令和2年度の消費者支援功労者表彰で内閣府特命担当大臣表彰を受賞した 座間 千代子さん 鹿沼台在住 86歳
食卓預かる主婦として
○…消費者利益の擁護や増進に貢献した人を毎年国が表彰する「消費者支援功労者表彰」。この内閣府特命担当大臣表彰に、37年間の消費者支援活動が認められ市内で初めて選ばれた。内閣総理大臣表彰に次ぐものとあって自身も驚きを隠せないが、「一緒に活動を続けてきた仲間や市の職員さんの協力のおかげ」と気遣いを見せる。
○…浅草生まれ。結婚後、相模原に移り住んだ。内気な性格を見かねた知り合いに誘われ参加したPTAが団体活動の原点だ。「人と交わる楽しさ」が体に残り、子どもと共に卒業する頃には胸にぽっかり穴が開いたような寂しさを感じた。「何か興味が向かう先はないかしら」。次に食指が動いたのが、当時高度経済成長の裏で頻発していた消費者問題だ。人工甘味料「サッカリン」の安全性やプラスチックごみ問題など、一家の食卓を管理する主婦として見過ごせない、生活に密着する事柄ばかりだった。
○…食、水、ごみ、購買トラブルなど、参加した勉強会で消費者問題について見識を深めた。1983年度からは、市内に十数あった消費者団体を取りまとめる相模原市消費者団体連絡会に入会。計6年間会長として会の発展に尽力したが、当時を振り返ると「活動と引き換えに、家のことはまったくだったのよ」と話す。夫に2人の子どもを託し、会合や研修へ。
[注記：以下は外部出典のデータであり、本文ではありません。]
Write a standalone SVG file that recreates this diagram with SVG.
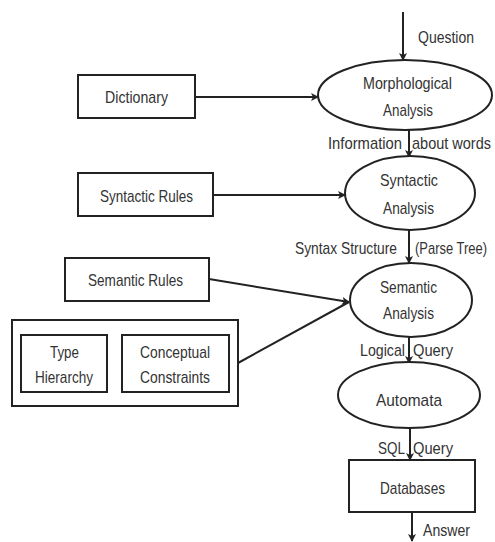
<svg xmlns="http://www.w3.org/2000/svg" width="495" height="542" viewBox="0 0 495 542">
<style>
.s{fill:#fff;stroke:#222;stroke-width:2}
.c{fill:none;stroke:#222;stroke-width:2}
text{font-family:"Liberation Sans",Arial,sans-serif;font-size:17px;fill:#333}
</style>
<defs>
<marker id="a" markerWidth="8" markerHeight="8" refX="7" refY="4" orient="auto" markerUnits="userSpaceOnUse">
<path d="M0,0 L8,4 L0,8 L2,4 Z" fill="#222"/>
</marker>
</defs>
<rect width="495" height="542" fill="#fff"/>
<g id="connectors">
<line class="c" x1="403" y1="12" x2="403" y2="60" marker-end="url(#a)"/>
<line class="c" x1="195" y1="97" x2="318" y2="97" marker-end="url(#a)"/>
<line class="c" x1="409" y1="130" x2="409" y2="157" marker-end="url(#a)"/>
<line class="c" x1="213" y1="195" x2="345" y2="195" marker-end="url(#a)"/>
<line class="c" x1="409" y1="230" x2="409" y2="263" marker-end="url(#a)"/>
<line class="c" x1="209" y1="279" x2="349" y2="302" marker-end="url(#a)"/>
<line class="c" x1="238" y1="363" x2="349" y2="302"/>
<line class="c" x1="107" y1="364" x2="121" y2="364" marker-end="url(#a)"/>
<line class="c" x1="409" y1="337" x2="409" y2="363" marker-end="url(#a)"/>
<line class="c" x1="410" y1="428" x2="410" y2="460" marker-end="url(#a)"/>
<line class="c" x1="412" y1="512" x2="412" y2="541" marker-end="url(#a)"/>
<text x="418" y="43" textLength="56" lengthAdjust="spacingAndGlyphs">Question</text>
<text x="328" y="149" textLength="74" lengthAdjust="spacingAndGlyphs">Information</text>
<text x="412" y="149" textLength="79" lengthAdjust="spacingAndGlyphs">about  words</text>
<text x="295" y="254" textLength="102" lengthAdjust="spacingAndGlyphs">Syntax Structure</text>
<text x="415" y="254" textLength="72" lengthAdjust="spacingAndGlyphs">(Parse Tree)</text>
<text x="360" y="356" textLength="45" lengthAdjust="spacingAndGlyphs">Logical</text>
<text x="413" y="356" textLength="40" lengthAdjust="spacingAndGlyphs">Query</text>
<text x="378" y="454" textLength="27" lengthAdjust="spacingAndGlyphs">SQL</text>
<text x="413" y="454" textLength="40" lengthAdjust="spacingAndGlyphs">Query</text>
<text x="423" y="536" textLength="47" lengthAdjust="spacingAndGlyphs">Answer</text>
</g>
<g id="dictionary"><rect class="s" x="78" y="75" width="117" height="43"/><text x="105" y="103" textLength="63" lengthAdjust="spacingAndGlyphs">Dictionary</text></g>
<g id="syntactic-rules"><rect class="s" x="78" y="173" width="135" height="43"/><text x="100" y="202" textLength="93" lengthAdjust="spacingAndGlyphs">Syntactic Rules</text></g>
<g id="semantic-rules"><rect class="s" x="65" y="258" width="144" height="43"/><text x="88" y="286" textLength="95" lengthAdjust="spacingAndGlyphs">Semantic Rules</text></g>
<g id="knowledge"><rect class="s" x="12" y="320" width="226" height="86"/></g>
<g id="type-hierarchy"><rect class="s" x="21" y="335" width="86" height="57"/><text x="50" y="358" textLength="29" lengthAdjust="spacingAndGlyphs">Type</text><text x="35" y="383" textLength="58" lengthAdjust="spacingAndGlyphs">Hierarchy</text></g>
<g id="conceptual-constraints"><rect class="s" x="122" y="335" width="107" height="57"/><text x="140" y="358" textLength="70" lengthAdjust="spacingAndGlyphs">Conceptual</text><text x="140" y="383" textLength="70" lengthAdjust="spacingAndGlyphs">Constraints</text></g>
<g id="morphological"><ellipse class="s" cx="405" cy="95" rx="87" ry="35"/><text x="363" y="89" textLength="89" lengthAdjust="spacingAndGlyphs">Morphological</text><text x="383" y="116" textLength="50" lengthAdjust="spacingAndGlyphs">Analysis</text></g>
<g id="syntactic"><ellipse class="s" cx="410" cy="193" rx="65" ry="37"/><text x="380" y="186" textLength="58" lengthAdjust="spacingAndGlyphs">Syntactic</text><text x="383" y="214" textLength="51" lengthAdjust="spacingAndGlyphs">Analysis</text></g>
<g id="semantic"><ellipse class="s" cx="411" cy="300" rx="61" ry="37"/><text x="380" y="293" textLength="57" lengthAdjust="spacingAndGlyphs">Semantic</text><text x="383" y="319" textLength="51" lengthAdjust="spacingAndGlyphs">Analysis</text></g>
<g id="automata"><ellipse class="s" cx="409" cy="395" rx="71" ry="33"/><text x="376" y="406" textLength="66" lengthAdjust="spacingAndGlyphs">Automata</text></g>
<g id="databases"><rect class="s" x="349" y="460" width="126" height="52"/><text x="380" y="494" textLength="65" lengthAdjust="spacingAndGlyphs">Databases</text></g>
</svg>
それは主婦として、母親として、妥協できないプライドがあったからだ。
○…共に見識を深めてきた仲間たちとする何気ない世間話が息抜きのひとつだ。現在は勉強会に参加しながらも、役職は後進に譲り、活性化を陰から望む。「限られた人生、いつまでも抱え込んでいるわけにはいかないわね」。次世代の活躍を信じ、頬を緩ませた。